Savoy was instrumental in getting “Alien Land” republished by the University Press of New England in 2006.  “I stumbled upon the book, late one night in the basement stacks of Princeton University’s library, at the end of my first year in college,” she recalls. “Yes, I stole the book, last checked out years earlier. Yes, I ran from it many times.”

Happy Accidents
Savoy is now working on a project that arises from the last chapter in “Trace,” which considers the origin of Washington, D.C., and its ties to her father’s family. Tentatively titled “On the River’s Back,” the project explores what she calls the “generational landscapes” of her relatives, focusing on the time between the colonial era and the Civil War. Special emphasis is on the rise and fall of tobacco agriculture, as well as the origin and growth of Washington, D.C., along the Potomac River.
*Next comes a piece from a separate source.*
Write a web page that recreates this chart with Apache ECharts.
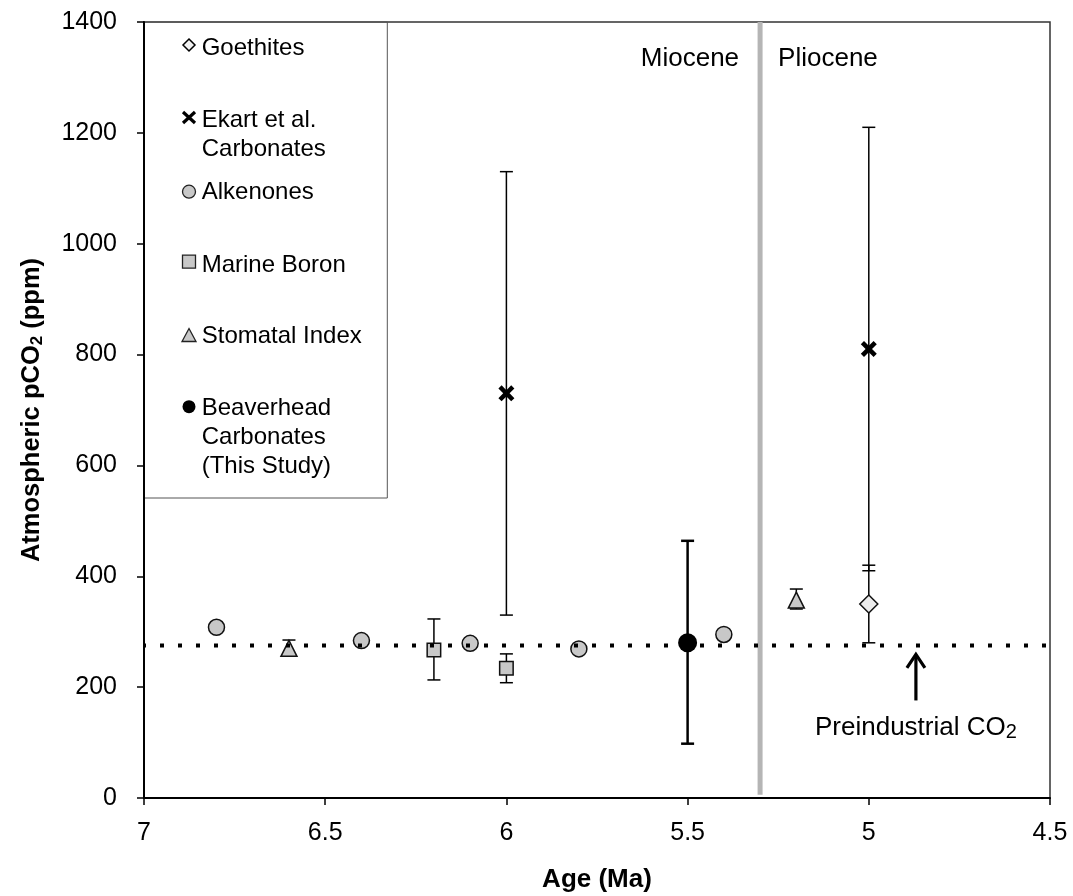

“At least five generations of paternal forebears inhabited the capital city,” says Savoy, adding that her father’s family was part of this rich lineage. “Earlier lives—indentured, enslaved and free—came [to the Chesapeake region] because of what colonists believed the cultivated lands could yield. … It is both a memoir of a family whose bloodlines originated on three continents [Europe, Africa and Native America] and a story of the land where they converged.”

Savoy’s journey is far from over. Perhaps it never will be. If anything, “Trace” offers a cautionary tale about the impermanence of life. Fossils are rare things, she reminds us. Most organisms decay and disappear after dying. Of the tiny minority that becomes preserved as fossils, a smaller fraction is exposed and visible. “Happy accidents bring these remains to me,” Savoy says, whether it’s a strategically placed thrust fault, a special type of erosion, or her hammer splitting the “right” layer of shale. “For the fossil and me, it’s a chance moment of exposure together.”

It’s also an opportunity to give expression to the unvoiced past. “Have I achieved a sense of closure?” she asks, regarding “Trace.” “No, and I don’t think that is possible. But perhaps I am closer to understanding. … Re-membering is an alternative to extinction.”